Here’s a full version of the card you see at the top of this post (link opens .pdf) so you can follow along.

One of the things the Cubs do that helps out is these free roster cards available at Sloan Park:

If that’s too hard to read (and it probably is), click here for a larger version.

So that’s the 40-man roster plus the 26 non-roster invitees. All of these Cubs players wear jerseys with name and number, so they’re relatively easy to identify. But what of the minor-league guys, who get only a jersey with a number? And what happens if/when those numbers match one of the guys with a name on the back?

That happens more frequently than you’d guess. You’d think teams would simply issue numbers that aren’t being used, or that coaches wear, but they don’t. So occasionally, you see duplicate numbers in the game at the same time — as happened yesterday at Sloan Park, where the Angels had two No. 97s not only in the game, but both on base at the same time.

The most difficult thing is when the opposing team uses guys who aren’t listed on their 40-man roster or NRI list. At that point I have to count on Tim Sheridan, the Sloan Park P.A. announcer, who’s been doing an excellent job at this for many years. This year, announcements of substitutes who aren’t on rosters have been accurate and timely.

When teams make multiple substitutions at the same time, as often happens in spring training, I used to try to outguess the manager at where they were going in the batting order. That rarely worked, so — and here’s where the smartphone comes in handy — I use Gameday as a cheat sheet. Sometimes that doesn’t work either, because as you know if you follow Gameday for spring games, it’s not done nearly as completely as it is during the season. Most of the time — not all, but most — Gameday is only updated after each at-bat, not pitch-by-pitch, for spring games. There are times when it stops completely for a few innings.

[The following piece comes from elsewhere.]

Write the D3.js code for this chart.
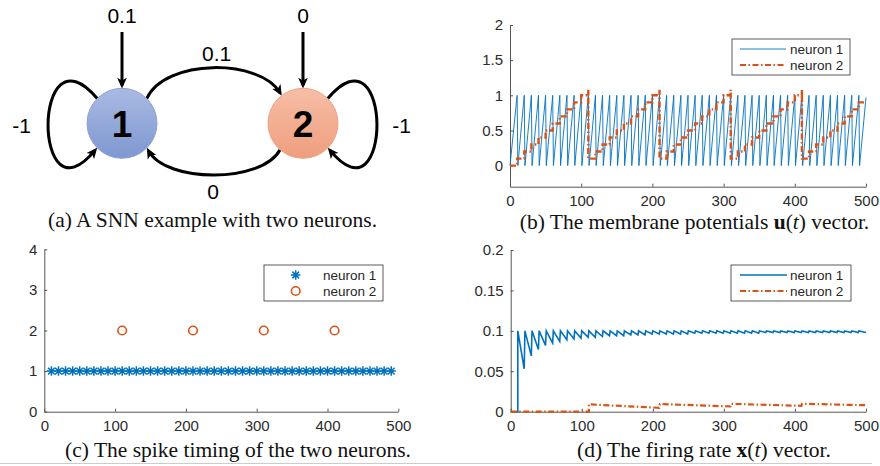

See the inning numbers I mark down on my card indicating when a substitute came into the game? What I’ll do when multiple changes are made in the same inning is to simply mark that inning number down, then wait till the player comes to bat before filling in his name and number. Some managers make straight switches, in other words, the new player at a particular position takes the original player’s batting order spot. I’ve noticed Joe Maddon in particular doesn’t do this. Maddon usually winds up putting the players he wants to see get the most at-bats in the spots that would lead off the next inning. And at least this early in the spring, Joe generally uses only one substitute per batting-order spot. In the case of this game, a third second baseman entered, but only because Jemile Weeks left with a minor injury.

Regarding the pitching boxes, the reason they have only five lines is because when Mike Bojanowski sent me this scorecard form, teams didn’t usually use eight or nine pitchers, even in a spring-training game. So I give the starting pitcher his own line, then double up on the rest. Slowly, over the course of the rest of camp, the number of pitchers in any one game should be reduced so I can fit them all in.

So that’s how I keep track of the myriad of changes made during a spring game. It’s not only a bit of a challenge, and a way to hone my scorekeeping skills after a winter off, but a way to learn about the players from other teams and how they get used.

Two final notes about my scoring method that you might ask about: the check mark next to a number indicates a player who made an excellent defensive play. That’s a note for me to check out the video replay after the game. And a small number above a larger number indicates an infielder who made a putout in the outfield. I’ll make a similar notation (there was none in this game) if a player makes a play away from his usual position, for example, if a third baseman shifts to a spot where a second baseman would normally play in a shift against a lefthanded hitter.